Let's add the above PerpetualStream in squbs-meta.conf. Please see Well Known Actors for more details.

cube-name = org.squbs.stream.mycube
cube-version = "0.0.1"
squbs-services = [
  {
    class-name = org.squbs.stream.HttpFlowWithMergeHub
    web-context = mergehub
  }
]
squbs-actors = [
  {
    class-name = org.squbs.stream.PerpetualStreamWithMergeHub
    name = perpetualStreamWithMergeHub
  }
]
Scala

The HTTP FlowDefinition can be connected to the PerpetualStream as follows by extending PerpetualStreamMatValue and using matValue method. Type parameter for the PerpetualStreamMatValue describes the data type flowing between the HTTP flow and the MergeHub. (both versions of PerpetualStreamWithMergeHub above expect to receive MyMessage, i.e. both have inlet of a type Sink[MyMessage, NotUsed]).

class HttpFlowWithMergeHub extends FlowDefinition with PerpetualStreamMatValue[MyMessage] {

  override val flow: Flow[HttpRequest, HttpResponse, NotUsed] =
    Flow[HttpRequest]
      .mapAsync(1)(Unmarshal(_).to[MyMessage])
      .alsoTo(matValue("/user/mycube/perpetualStreamWithMergeHub"))
      .map { myMessage => HttpResponse(entity = s"Received Id: ${myMessage.id}") }
}
Java

The HTTP FlowDefinition can be connected to the PerpetualStream as follows by extending FlowToPerpetualStream instead of FlowDefinition directly. Note that FlowToPerpetualStream is a FlowDefinition. We use the matValue method as the sink to send HTTP messages to the MergeHub defined in the PerpetualStream.

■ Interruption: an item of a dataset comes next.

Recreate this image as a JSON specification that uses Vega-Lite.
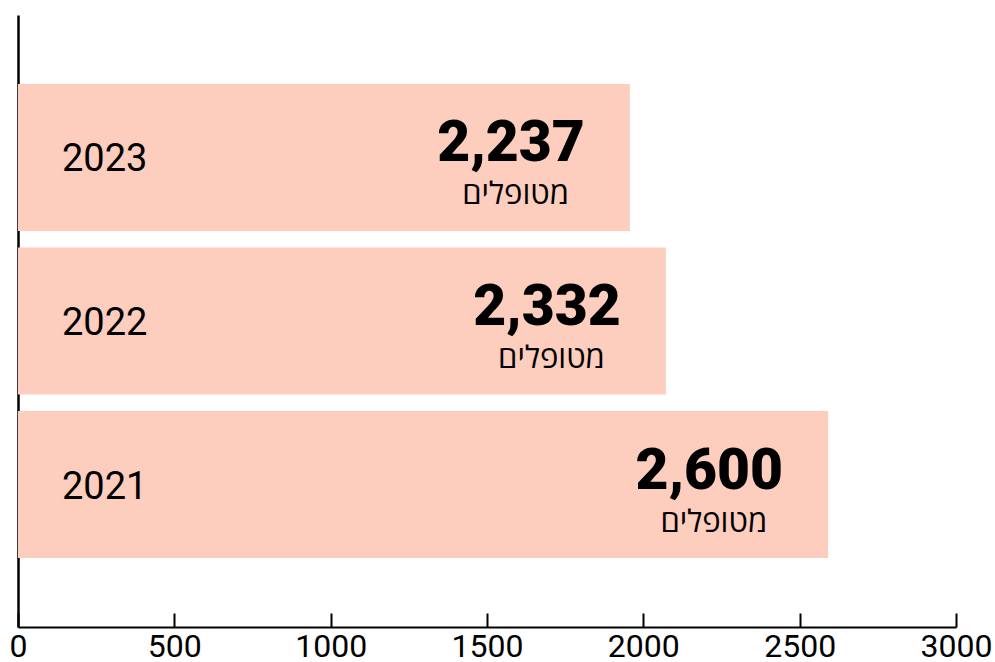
{
  "$schema": "https://vega.github.io/schema/vega-lite/v6.json",
  "width": 938,
  "height": 612,
  "autosize": {"type": "none"},
  "padding": {"left": 18, "top": 15, "right": 39, "bottom": 35},
  "background": "white",
  "config": {"view": {"stroke": null}},
  "data": {
    "values": [
      {"year": "2023", "value": 1957, "label": "2,237", "unit": "מטופלים"},
      {"year": "2022", "value": 2072, "label": "2,332", "unit": "מטופלים"},
      {"year": "2021", "value": 2591, "label": "2,600", "unit": "מטופלים"}
    ]
  },
  "encoding": {
    "y": {
      "field": "year",
      "type": "nominal",
      "sort": "descending",
      "scale": {"paddingInner": 0.101, "paddingOuter": 0.422},
      "axis": {
        "title": null,
        "labels": false,
        "ticks": false,
        "domain": true,
        "domainColor": "black",
        "domainWidth": 2.5
      }
    }
  },
  "layer": [
    {
      "mark": {"type": "bar", "color": "#fdcdbe"},
      "encoding": {
        "x": {
          "field": "value",
          "type": "quantitative",
          "scale": {"domain": [0, 3000], "nice": false},
          "axis": {
            "title": null,
            "values": [0, 500, 1000, 1500, 2000, 2500, 3000],
            "format": "d",
            "grid": false,
            "domainColor": "black",
            "domainWidth": 2,
            "tickColor": "black",
            "tickWidth": 2,
            "tickSize": -14,
            "labelPadding": 18,
            "labelFont": "Roboto",
            "labelFontSize": 32,
            "labelColor": "black",
            "labelFlush": false,
            "labelBaseline": "top"
          }
        }
      }
    },
    {
      "mark": {"type": "text", "align": "left", "baseline": "alphabetic", "dx": 44, "dy": 14, "font": "Roboto", "fontSize": 38, "color": "black"},
      "encoding": {
        "x": {"datum": 0, "type": "quantitative"},
        "text": {"field": "year"}
      }
    },
    {
      "mark": {"type": "text", "align": "right", "baseline": "alphabetic", "dx": -45, "dy": 4, "font": "Roboto", "fontWeight": 900, "fontSize": 57, "color": "black"},
      "encoding": {
        "x": {"field": "value", "type": "quantitative"},
        "text": {"field": "label"}
      }
    },
    {
      "mark": {"type": "text", "align": "right", "baseline": "alphabetic", "dx": -61, "dy": 47, "font": "Open Sans", "fontSize": 31, "color": "black"},
      "encoding": {
        "x": {"field": "value", "type": "quantitative"},
        "text": {"field": "unit"}
      }
    }
  ]
}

class HttpFlowWithMergeHub extends FlowToPerpetualStream {

    private final Materializer mat = ActorMaterializer.create(context().system());
    private final MarshalUnmarshal mu = new MarshalUnmarshal(context().system().dispatcher(), mat);

    @Override
    public Flow<HttpRequest, HttpResponse, NotUsed> flow() {
        return Flow.<HttpRequest>create()
                .mapAsync(1, req -> mu.apply(unmarshaller(MyMessage.class), req.entity()))
                .alsoTo(matValue("/user/mycube/perpetualStreamWithMergeHub"))
                .map(myMessage -> HttpResponse.create().withEntity("Received Id: " + myMessage.ip));
    }
}

Let's see what's happening here: matValue method finds the RunnableGraph component registered under the /user/mycube/perpetualStreamWithMergeHub. This happens to be the bootstrapped instance of our PerpetualStreamWithMergeHub. alsoTo expects result of matValue to be a Sink for MyMessage. I.e. Sink[MyMessage, NotUsed]. And as we've seen above this is exactly what PerpetualStreamWithMergeHub.streamGraph will produce. (Remembering our two prospectives: here alsoTo looks at PerpetualStreamWithMergeHub from the outside prospective and sees a Sink[MyMessage, NotUsed].)